Read This: Gene Wilder’s feedback on Willy Wonka
In his memoir Kiss Me Like A Stranger: My Search For Love And Art, Gene Wilder wrote about the terms on which he accepted his titular role in Willy Wonka & The Chocolate Factory, demonstrating how involved he was in creating the iconic character:
When I make my first entrance, I’d like to come out of the door carrying a cane and then walk toward the crowd with a limp. After the crowd sees Willy Wonka is a cripple, they all whisper to themselves and then become deathly quiet. As I walk toward them, my cane sinks into one of the cobblestones I’m walking on and stands straight up, by itself… but I keep on walking, until I realize that I no longer have my cane. I start to fall forward, and just before I hit the ground, I do a beautiful forward somersault and bounce back up, to great applause.

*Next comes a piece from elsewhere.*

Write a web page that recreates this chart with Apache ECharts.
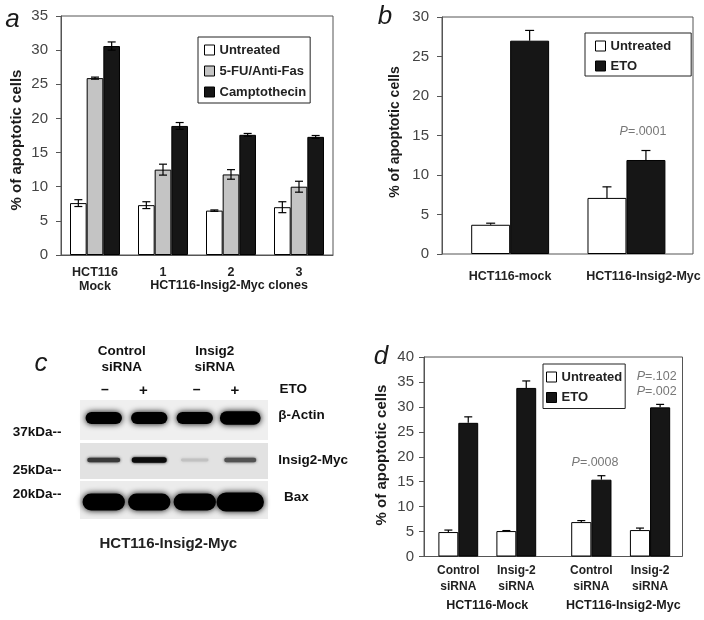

When director Mel Stuart asked why, Wilder responded, “Because from that time on, no one will know if I’m lying or telling the truth.”

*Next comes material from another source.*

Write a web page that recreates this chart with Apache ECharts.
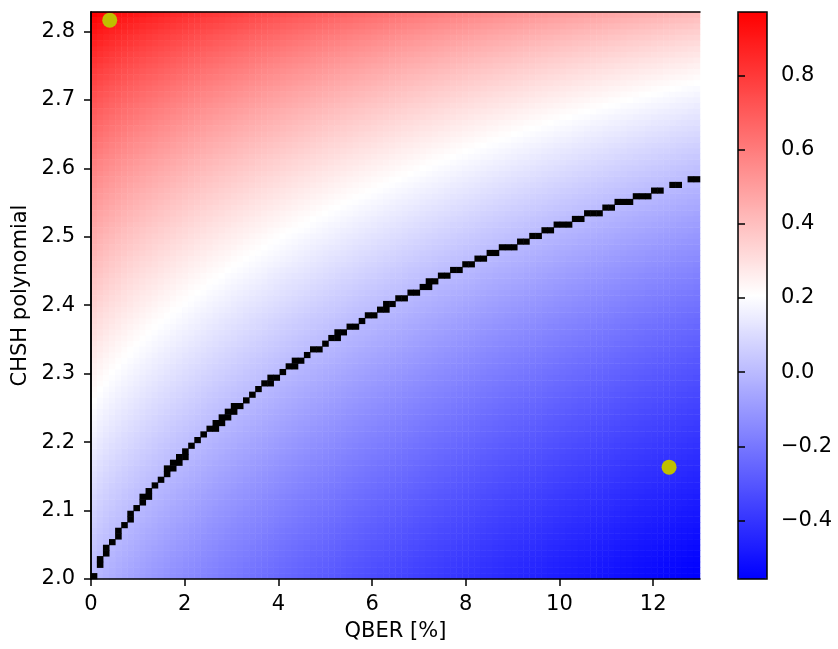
<!DOCTYPE html>
<html>
<head>
<meta charset="utf-8">
<script src="https://cdn.jsdelivr.net/npm/echarts@6/dist/echarts.min.js"></script>
<style>html,body{margin:0;padding:0;background:#fff}#c{width:838px;height:649px}</style>
</head>
<body>
<div id="c"></div>
<script>
// Column term: binary entropy of the QBER for each of the 100 QBER columns (0 .. 13 %)
const qberEntropy = [
0.00000,0.01446,0.02630,0.03714,0.04733,0.05705,0.06638,0.07539,0.08412,0.09262,
0.10090,0.10899,0.11691,0.12466,0.13227,0.13974,0.14708,0.15429,0.16140,0.16839,
0.17529,0.18208,0.18879,0.19540,0.20193,0.20838,0.21475,0.22105,0.22727,0.23342,
0.23951,0.24552,0.25148,0.25737,0.26320,0.26898,0.27470,0.28036,0.28597,0.29152,
0.29703,0.30248,0.30789,0.31325,0.31856,0.32383,0.32905,0.33422,0.33936,0.34445,
0.34950,0.35451,0.35948,0.36441,0.36931,0.37416,0.37898,0.38376,0.38851,0.39322,
0.39789,0.40254,0.40714,0.41172,0.41626,0.42077,0.42524,0.42969,0.43411,0.43849,
0.44284,0.44717,0.45146,0.45573,0.45997,0.46417,0.46835,0.47251,0.47663,0.48073,
0.48480,0.48885,0.49287,0.49686,0.50083,0.50477,0.50869,0.51258,0.51645,0.52029,
0.52411,0.52791,0.53168,0.53543,0.53915,0.54286,0.54653,0.55019,0.55383,0.55744];

// Row term: CHSH-dependent part for each of the 100 CHSH rows (2 .. 2.828)
const chshTerm = [
0.00000,0.00600,0.01203,0.01811,0.02424,0.03040,0.03661,0.04286,0.04916,0.05550,
0.06189,0.06832,0.07479,0.08132,0.08789,0.09450,0.10117,0.10788,0.11465,0.12146,
0.12832,0.13523,0.14220,0.14921,0.15628,0.16340,0.17057,0.17780,0.18509,0.19243,
0.19983,0.20728,0.21479,0.22236,0.23000,0.23769,0.24544,0.25326,0.26114,0.26908,
0.27709,0.28517,0.29331,0.30152,0.30981,0.31816,0.32659,0.33509,0.34366,0.35231,
0.36104,0.36985,0.37874,0.38771,0.39677,0.40592,0.41515,0.42447,0.43388,0.44339,
0.45300,0.46270,0.47251,0.48242,0.49244,0.50257,0.51281,0.52317,0.53365,0.54425,
0.55498,0.56585,0.57685,0.58799,0.59928,0.61072,0.62232,0.63409,0.64603,0.65816,
0.67047,0.68298,0.69571,0.70865,0.72183,0.73526,0.74896,0.76295,0.77725,0.79189,
0.80689,0.82230,0.83816,0.85453,0.87148,0.88912,0.90759,0.92709,0.94801,0.97110];

const zeroBand = 0.00476;               // cells this close to zero are drawn black
const qberRange = [0, 13];
const chshRange = [2, 2.8284271];
const xTicks = [0, 2, 4, 6, 8, 10, 12];
const yTicks = [2.0, 2.1, 2.2, 2.3, 2.4, 2.5, 2.6, 2.7, 2.8];
const cbTicks = [-0.4, -0.2, 0.0, 0.2, 0.4, 0.6, 0.8];
const markQber = [0.40, 12.34];
const markChsh = [2.8165, 2.1634];

const colCats = qberEntropy.map((_, i) => i);
const rowCats = chshTerm.map((_, j) => j);
const cells = [], zeroCells = [];
let vMin = Infinity, vMax = -Infinity;
colCats.forEach(i => rowCats.forEach(j => {
  const v = chshTerm[j] - qberEntropy[i];
  cells.push([i, j, v]);
  if (Math.abs(v) < zeroBand) zeroCells.push([i, j, v]);
  vMin = Math.min(vMin, v); vMax = Math.max(vMax, v);
}));
const points = markQber.map((q, k) => [q, markChsh[k]]);

const FONT = 'DejaVu Sans';
const FS = 21;
const black = '#000';
const LW = 1.5;
const fmt1 = v => (v < 0 ? '\u2212' : '') + Math.abs(v).toFixed(1);

const chart = echarts.init(document.getElementById('c'), null, {renderer: 'canvas'});
chart.setOption({
  animation: false,
  textStyle: {fontFamily: FONT, color: black},
  grid: [
    {left: 91, top: 12, width: 609, height: 567, show: false},
    {left: 738, top: 12, width: 29, height: 567, show: true, z: 10,
     borderColor: black, borderWidth: LW, backgroundColor: 'transparent'}
  ],
  xAxis: [
    {type: 'category', gridIndex: 0, data: colCats, position: 'top', boundaryGap: true, z: 10,
     axisLine: {show: true, lineStyle: {color: black, width: LW}},
     axisTick: {show: false}, axisLabel: {show: false}, splitLine: {show: false}},
    {type: 'value', gridIndex: 0, min: qberRange[0], max: qberRange[1], position: 'bottom', z: 10,
     name: 'QBER [%]', nameLocation: 'middle', nameGap: 42,
     nameTextStyle: {fontSize: FS, color: black, fontFamily: FONT},
     axisLine: {show: true, onZero: false, lineStyle: {color: black, width: LW}},
     axisTick: {show: true, length: 7, customValues: xTicks, lineStyle: {color: black, width: LW}},
     axisLabel: {show: true, customValues: xTicks, margin: 15, fontSize: FS, color: black,
                 fontFamily: FONT, formatter: v => String(Math.round(v))},
     splitLine: {show: false}},
    {type: 'value', gridIndex: 1, min: 0, max: 1, show: false}
  ],
  yAxis: [
    {type: 'category', gridIndex: 0, data: rowCats, position: 'right', boundaryGap: true, z: 10,
     axisLine: {show: true, lineStyle: {color: black, width: LW}},
     axisTick: {show: false}, axisLabel: {show: false}, splitLine: {show: false}},
    {type: 'value', gridIndex: 0, min: chshRange[0], max: chshRange[1], position: 'left', z: 10,
     name: 'CHSH polynomial', nameLocation: 'middle', nameGap: 60, nameRotate: 90,
     nameTextStyle: {fontSize: FS, color: black, fontFamily: FONT},
     axisLine: {show: true, onZero: false, lineStyle: {color: black, width: LW}},
     axisTick: {show: true, length: 7, customValues: yTicks, lineStyle: {color: black, width: LW}},
     axisLabel: {show: true, customValues: yTicks, margin: 16, fontSize: FS, color: black,
                 fontFamily: FONT, formatter: v => v.toFixed(1)},
     splitLine: {show: false}},
    {type: 'value', gridIndex: 1, min: vMin, max: vMax, position: 'right', z: 10,
     axisLine: {show: false},
     axisTick: {show: true, length: 7, customValues: cbTicks, lineStyle: {color: black, width: LW}},
     axisLabel: {show: true, customValues: cbTicks, margin: 14, fontSize: FS, color: black,
                 fontFamily: FONT, formatter: fmt1},
     splitLine: {show: false}}
  ],
  visualMap: {
    type: 'continuous', seriesIndex: 0, dimension: 2, min: vMin, max: vMax,
    inRange: {color: ['#0000ff', '#ffffff', '#ff0000']},
    orient: 'vertical', left: 738, top: 12, itemWidth: 29, itemHeight: 567,
    padding: 0, calculable: false, hoverLink: false, realtime: false, z: 4
  },
  series: [
    {type: 'heatmap', xAxisIndex: 0, yAxisIndex: 0, data: cells, progressive: 0,
     itemStyle: {borderWidth: 0}, emphasis: {disabled: true}},
    {type: 'heatmap', xAxisIndex: 0, yAxisIndex: 0, data: zeroCells, progressive: 0,
     itemStyle: {color: black, borderWidth: 0}, emphasis: {disabled: true}},
    {type: 'scatter', xAxisIndex: 1, yAxisIndex: 1, data: points, symbolSize: 15, z: 5,
     itemStyle: {color: '#bfbf00', opacity: 1}, emphasis: {disabled: true}},
    {type: 'scatter', xAxisIndex: 2, yAxisIndex: 2, data: [], silent: true}
  ]
});
</script>
</body>
</html>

A letter from Wilder to Stuart and published by Letters Of Note shows more involvement from Wilder, this time on his costume. In the letter, Wilder thinks very deeply about his character and understands how important his outfit would be to give a first impression and insight into who Willy Wonka is:
I don’t think of Willy as an eccentric who holds on to his 1912 Dandy’s Sunday suit and wears it in 1970, but rather as just an eccentric—where there’s no telling what he’ll do or where he ever found his get-up—except that it strangely fits him: Part of this world, part of another. A vain man who knows colors that suit him, yet, with all the oddity, has strangely good taste. Something mysterious, yet undefined.